The same can be said for social media activity, to an extent. It might be easier to stumble across a social media account than a website, but the traffic can just as easily come from direct mail, email, display advertising, and other marketing outreach.

In either case, your outbound efforts are influencing your inbound efforts. The leads you receive via the web or social media need to be considered alongside your other marketing campaigns before they are incorrectly attributed as a web or social media lead.

Always make sure to track your leads back to your mailing or email lists to see if there are any instances of crossover.

Intangibles

It is also important to consider the intangible or neurological impact of your campaign, especially in your initial prospecting outreach… it can take as many as 18-20 touchpoints before you connect with a customer for the first time!

Mailing on a regular, consistent basis is a great way to create brand awareness or reinforce brand recognition in your market. It is also great for establishing yourself as an authoritative thought leader.

Even if your campaigns are not driving immediate results, they are planting the seed for the customer to remember you later. They may save your postcard until they decide what they want, or until they get paid and have the money to make a purchase.

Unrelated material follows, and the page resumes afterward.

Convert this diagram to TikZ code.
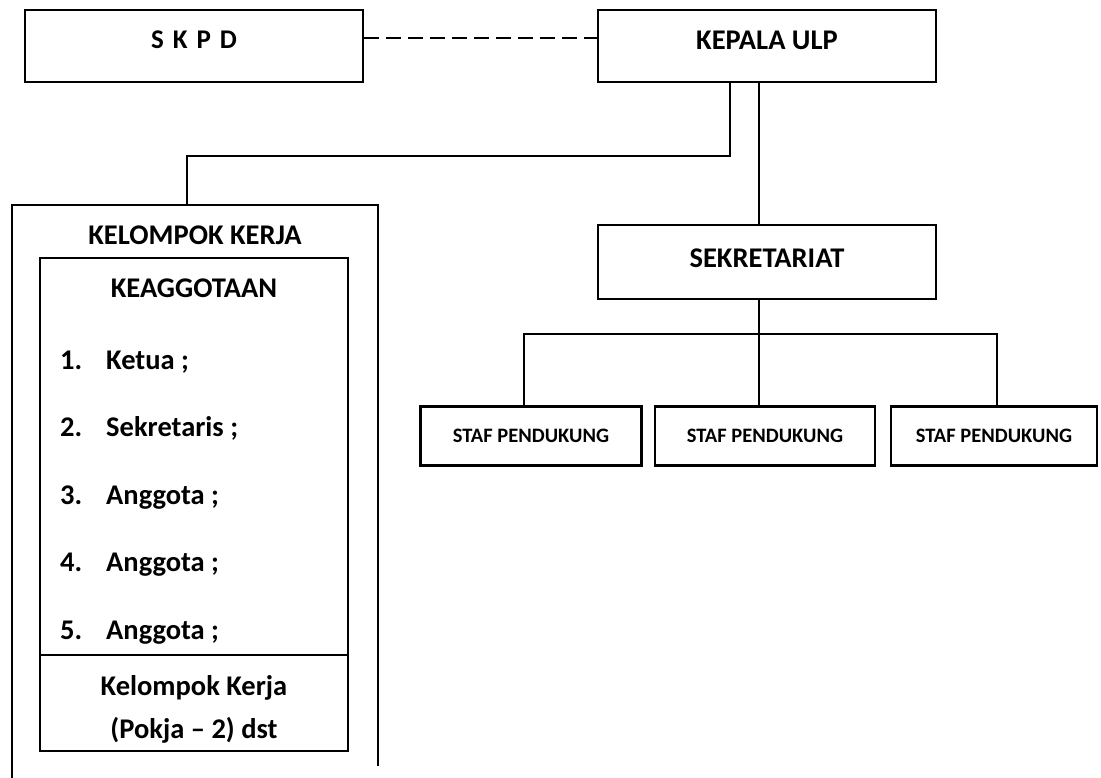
\documentclass[tikz,border=0pt]{standalone}
\usepackage{fontspec}
\setmainfont{Carlito}
\usetikzlibrary{positioning}
\tikzset{
  box/.style={draw, line width=2.5pt, inner sep=0pt, minimum width=338pt, minimum height=72pt},
  stafbox/.style={draw, line width=2.5pt, inner sep=0pt, minimum height=59pt, font=\bfseries\fontsize{20.5}{22}\selectfont},
  big/.style={font=\bfseries\fontsize{28.5}{32}\selectfont, inner sep=0pt},
  conn/.style={line width=2.2pt},
  item/.style={big, anchor=west, text height=20pt, text depth=6pt}
}
\begin{document}
\begin{tikzpicture}[x=1pt,y=-1pt]
\useasboundingbox (0,0) rectangle (1101,778);
% top boxes
\node[box, font=\bfseries\fontsize{27}{30}\selectfont, text depth=12pt] (skpd) at (194,46) {S\hspace{0.33em}K\hspace{0.33em}P\hspace{0.33em}D};
\node[box, big, text depth=12pt] (kep) at (767,46) {KEPALA ULP};
\node[box, big, minimum height=74pt, text depth=8pt] (sek) at (767,262) {SEKRETARIAT};
% staff boxes
\node[stafbox, minimum width=221pt] (s1) at (531,436) {STAF PENDUKUNG};
\node[stafbox, minimum width=220pt] (s2) at (765,436) {STAF PENDUKUNG};
\node[stafbox, minimum width=206pt] (s3) at (994,436) {STAF PENDUKUNG};
% kelompok kerja outer frame (bottom edge outside the picture)
\node[minimum width=366pt, minimum height=573pt, inner sep=0pt] (kk) at (195,491.5) {};
\draw[line width=2.5pt] (kk.south west) -- (kk.north west) -- (kk.north east) -- ([yshift=12pt]kk.south east);
\node[big] (kkt) at (195,235) {KELOMPOK KERJA};
% inner box
\node[draw, line width=2.5pt, minimum width=308pt, minimum height=493pt, inner sep=0pt] (inner) at (194,504.5) {};
\coordinate (divl) at (40,655);
\draw[line width=2.5pt] (divl) -- (divl -| inner.east);
\node[big] (kea) at (194,288) {KEAGGOTAAN};
\node[item] (n1) at (60,362) {1.};
\node[item] (i1) at (106,362) {Ketua ;};
\node[item] (n2) at (60,429.5) {2.};
\node[item] (i2) at (106,429.5) {Sekretaris ;};
\node[item] (n3) at (60,497) {3.};
\node[item] (i3) at (106,497) {Anggota ;};
\node[item] (n4) at (60,564.5) {4.};
\node[item] (i4) at (106,564.5) {Anggota ;};
\node[item] (n5) at (60,632) {5.};
\node[item] (i5) at (106,632) {Anggota ;};
\node[big] (pk1) at (194,688) {Kelompok Kerja};
\node[big] (pk2) at (194,730) {(Pokja -- 2) dst};
% connectors
\draw[conn, line width=2.6pt, dash pattern=on 15pt off 7pt] ([yshift=8pt]skpd.east) -- ([yshift=8pt]kep.west);
\draw[conn] ([xshift=-37pt]kep.south) -- ++(0,73) -| ([xshift=-8pt]kk.north);
\draw[conn, line width=2.8pt] ([xshift=-8pt]kep.south) -- ([xshift=-8pt]sek.north);
\draw[conn] ([xshift=-8pt]sek.south) -- ++(0,34) coordinate (bus);
\draw[conn] ([xshift=-7pt]s1.north) |- (bus) -| ([xshift=3pt]s3.north);
\draw[conn] (bus) -- (bus |- s2.north);
\end{tikzpicture}
\end{document}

They may simply remember your brand’s name because of the neurological impact that print has on the brain, and find you through a search engine later – that is why it is so important to make sure you are correctly attributing where your leads are coming from.

It could take days or weeks before the customer responds, because of something they remembered you for when the message became more relevant to their situation.

The Bottom Line

Direct mail return on investment is not always immediate or easily measured. There are many factors that are difficult to quantify, but still critical to forming an accurate assessment of the success of a campaign.